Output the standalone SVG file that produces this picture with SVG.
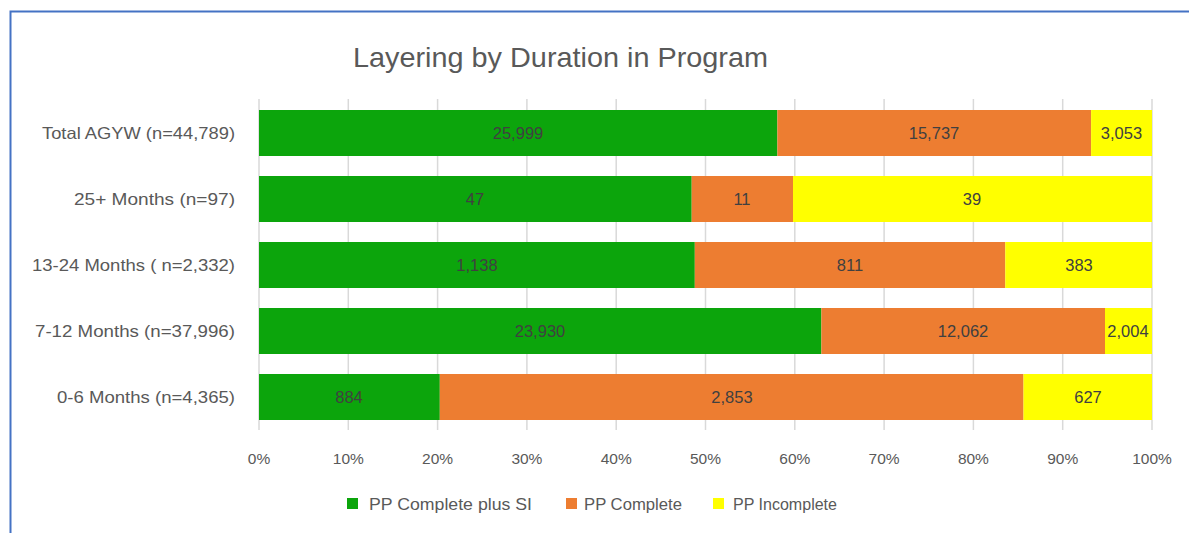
<svg xmlns="http://www.w3.org/2000/svg" width="1189" height="533" viewBox="0 0 1189 533">
<style>
.t{font-family:"Liberation Sans","Open Sans",sans-serif;fill:#595959}
.ylab{font-size:16.5px;text-anchor:end}
.xlab{font-size:15.5px;text-anchor:middle}
.val{font-family:"Liberation Sans",sans-serif;font-size:16.5px;fill:#404040;text-anchor:middle}
.g{fill:#0CA50C}.o{fill:#ED7D31}.y{fill:#FFFF00}
.grid{stroke:#D9D9D9;stroke-width:1.5}
</style>
<rect x="0" y="0" width="1189" height="533" fill="#fff"/>
<path d="M10.5 533 V11.5 H1189" fill="none" stroke="#4472C4" stroke-width="2"/>
<text class="t" x="353" y="67" font-size="28" textLength="415" lengthAdjust="spacingAndGlyphs">Layering by Duration in Program</text>
<g id="grid">
<path class="grid" d="M259 99V430M348.3 99V430M437.6 99V430M526.9 99V430M616.2 99V430M705.5 99V430M794.8 99V430M884.1 99V430M973.4 99V430M1062.7 99V430M1152 99V430"/>
</g>
<g id="xaxis" class="t xlab">
<text x="259" y="464">0%</text><text x="348.3" y="464">10%</text><text x="437.6" y="464">20%</text><text x="526.9" y="464">30%</text><text x="616.2" y="464">40%</text><text x="705.5" y="464">50%</text><text x="794.8" y="464">60%</text><text x="884.1" y="464">70%</text><text x="973.4" y="464">80%</text><text x="1062.7" y="464">90%</text><text x="1152" y="464">100%</text>
</g>
<g id="bar-total">
<text class="t ylab" x="235" y="139" textLength="193" lengthAdjust="spacingAndGlyphs">Total AGYW (n=44,789)</text>
<rect class="g" x="259" y="110" width="518.4" height="46"/>
<rect class="o" x="777.4" y="110" width="313.7" height="46"/>
<rect class="y" x="1091.1" y="110" width="60.9" height="46"/>
<text class="val" x="518" y="139">25,999</text>
<text class="val" x="934" y="139">15,737</text>
<text class="val" x="1121.5" y="139">3,053</text>
</g>
<g id="bar-25">
<text class="t ylab" x="235" y="205" textLength="161" lengthAdjust="spacingAndGlyphs">25+ Months  (n=97)</text>
<rect class="g" x="259" y="176" width="432.7" height="46"/>
<rect class="o" x="691.7" y="176" width="101.3" height="46"/>
<rect class="y" x="793" y="176" width="359" height="46"/>
<text class="val" x="475" y="205">47</text>
<text class="val" x="742" y="205">11</text>
<text class="val" x="972" y="205">39</text>
</g>
<g id="bar-13-24">
<text class="t ylab" x="235" y="271" textLength="203" lengthAdjust="spacingAndGlyphs">13-24 Months ( n=2,332)</text>
<rect class="g" x="259" y="242" width="435.8" height="46"/>
<rect class="o" x="694.8" y="242" width="310.5" height="46"/>
<rect class="y" x="1005.3" y="242" width="146.7" height="46"/>
<text class="val" x="477" y="271">1,138</text>
<text class="val" x="850" y="271">811</text>
<text class="val" x="1079" y="271">383</text>
</g>
<g id="bar-7-12">
<text class="t ylab" x="235" y="337" textLength="200" lengthAdjust="spacingAndGlyphs">7-12 Months (n=37,996)</text>
<rect class="g" x="259" y="308" width="562.4" height="46"/>
<rect class="o" x="821.4" y="308" width="283.6" height="46"/>
<rect class="y" x="1105" y="308" width="47" height="46"/>
<text class="val" x="540" y="337">23,930</text>
<text class="val" x="963" y="337">12,062</text>
<text class="val" x="1128" y="337">2,004</text>
</g>
<g id="bar-0-6">
<text class="t ylab" x="235" y="403" textLength="178" lengthAdjust="spacingAndGlyphs">0-6 Months (n=4,365)</text>
<rect class="g" x="259" y="374" width="180.8" height="46"/>
<rect class="o" x="439.8" y="374" width="583.7" height="46"/>
<rect class="y" x="1023.5" y="374" width="128.5" height="46"/>
<text class="val" x="349" y="403">884</text>
<text class="val" x="732" y="403">2,853</text>
<text class="val" x="1088" y="403">627</text>
</g>
<g id="legend" class="t" font-size="16.5">
<rect class="g" x="347" y="498" width="11" height="11"/>
<text x="369" y="510" textLength="163" lengthAdjust="spacingAndGlyphs">PP Complete plus SI</text>
<rect class="o" x="566" y="498" width="11" height="11"/>
<text x="584" y="510" textLength="98" lengthAdjust="spacingAndGlyphs">PP Complete</text>
<rect class="y" x="713" y="498" width="11" height="11"/>
<text x="733" y="510" textLength="104" lengthAdjust="spacingAndGlyphs">PP Incomplete</text>
</g>
</svg>
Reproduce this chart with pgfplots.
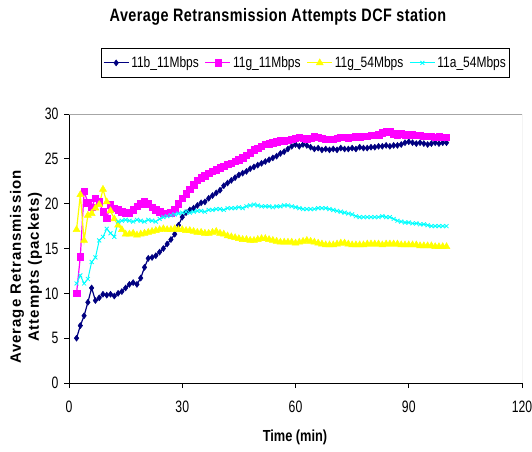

### [Exercise brief]
From the data above, write out everything exactly except the pictures.

### [Response to this exercise]
Output the standalone SVG file that produces this picture with SVG.
<svg xmlns="http://www.w3.org/2000/svg" width="1189" height="533" viewBox="0 0 1189 533">
<style>
.t{font-family:"Liberation Sans","Open Sans",sans-serif;fill:#595959}
.ylab{font-size:16.5px;text-anchor:end}
.xlab{font-size:15.5px;text-anchor:middle}
.val{font-family:"Liberation Sans",sans-serif;font-size:16.5px;fill:#404040;text-anchor:middle}
.g{fill:#0CA50C}.o{fill:#ED7D31}.y{fill:#FFFF00}
.grid{stroke:#D9D9D9;stroke-width:1.5}
</style>
<rect x="0" y="0" width="1189" height="533" fill="#fff"/>
<path d="M10.5 533 V11.5 H1189" fill="none" stroke="#4472C4" stroke-width="2"/>
<text class="t" x="353" y="67" font-size="28" textLength="415" lengthAdjust="spacingAndGlyphs">Layering by Duration in Program</text>
<g id="grid">
<path class="grid" d="M259 99V430M348.3 99V430M437.6 99V430M526.9 99V430M616.2 99V430M705.5 99V430M794.8 99V430M884.1 99V430M973.4 99V430M1062.7 99V430M1152 99V430"/>
</g>
<g id="xaxis" class="t xlab">
<text x="259" y="464">0%</text><text x="348.3" y="464">10%</text><text x="437.6" y="464">20%</text><text x="526.9" y="464">30%</text><text x="616.2" y="464">40%</text><text x="705.5" y="464">50%</text><text x="794.8" y="464">60%</text><text x="884.1" y="464">70%</text><text x="973.4" y="464">80%</text><text x="1062.7" y="464">90%</text><text x="1152" y="464">100%</text>
</g>
<g id="bar-total">
<text class="t ylab" x="235" y="139" textLength="193" lengthAdjust="spacingAndGlyphs">Total AGYW (n=44,789)</text>
<rect class="g" x="259" y="110" width="518.4" height="46"/>
<rect class="o" x="777.4" y="110" width="313.7" height="46"/>
<rect class="y" x="1091.1" y="110" width="60.9" height="46"/>
<text class="val" x="518" y="139">25,999</text>
<text class="val" x="934" y="139">15,737</text>
<text class="val" x="1121.5" y="139">3,053</text>
</g>
<g id="bar-25">
<text class="t ylab" x="235" y="205" textLength="161" lengthAdjust="spacingAndGlyphs">25+ Months  (n=97)</text>
<rect class="g" x="259" y="176" width="432.7" height="46"/>
<rect class="o" x="691.7" y="176" width="101.3" height="46"/>
<rect class="y" x="793" y="176" width="359" height="46"/>
<text class="val" x="475" y="205">47</text>
<text class="val" x="742" y="205">11</text>
<text class="val" x="972" y="205">39</text>
</g>
<g id="bar-13-24">
<text class="t ylab" x="235" y="271" textLength="203" lengthAdjust="spacingAndGlyphs">13-24 Months ( n=2,332)</text>
<rect class="g" x="259" y="242" width="435.8" height="46"/>
<rect class="o" x="694.8" y="242" width="310.5" height="46"/>
<rect class="y" x="1005.3" y="242" width="146.7" height="46"/>
<text class="val" x="477" y="271">1,138</text>
<text class="val" x="850" y="271">811</text>
<text class="val" x="1079" y="271">383</text>
</g>
<g id="bar-7-12">
<text class="t ylab" x="235" y="337" textLength="200" lengthAdjust="spacingAndGlyphs">7-12 Months (n=37,996)</text>
<rect class="g" x="259" y="308" width="562.4" height="46"/>
<rect class="o" x="821.4" y="308" width="283.6" height="46"/>
<rect class="y" x="1105" y="308" width="47" height="46"/>
<text class="val" x="540" y="337">23,930</text>
<text class="val" x="963" y="337">12,062</text>
<text class="val" x="1128" y="337">2,004</text>
</g>
<g id="bar-0-6">
<text class="t ylab" x="235" y="403" textLength="178" lengthAdjust="spacingAndGlyphs">0-6 Months (n=4,365)</text>
<rect class="g" x="259" y="374" width="180.8" height="46"/>
<rect class="o" x="439.8" y="374" width="583.7" height="46"/>
<rect class="y" x="1023.5" y="374" width="128.5" height="46"/>
<text class="val" x="349" y="403">884</text>
<text class="val" x="732" y="403">2,853</text>
<text class="val" x="1088" y="403">627</text>
</g>
<g id="legend" class="t" font-size="16.5">
<rect class="g" x="347" y="498" width="11" height="11"/>
<text x="369" y="510" textLength="163" lengthAdjust="spacingAndGlyphs">PP Complete plus SI</text>
<rect class="o" x="566" y="498" width="11" height="11"/>
<text x="584" y="510" textLength="98" lengthAdjust="spacingAndGlyphs">PP Complete</text>
<rect class="y" x="713" y="498" width="11" height="11"/>
<text x="733" y="510" textLength="104" lengthAdjust="spacingAndGlyphs">PP Incomplete</text>
</g>
</svg>
Reproduce this chart with pgfplots.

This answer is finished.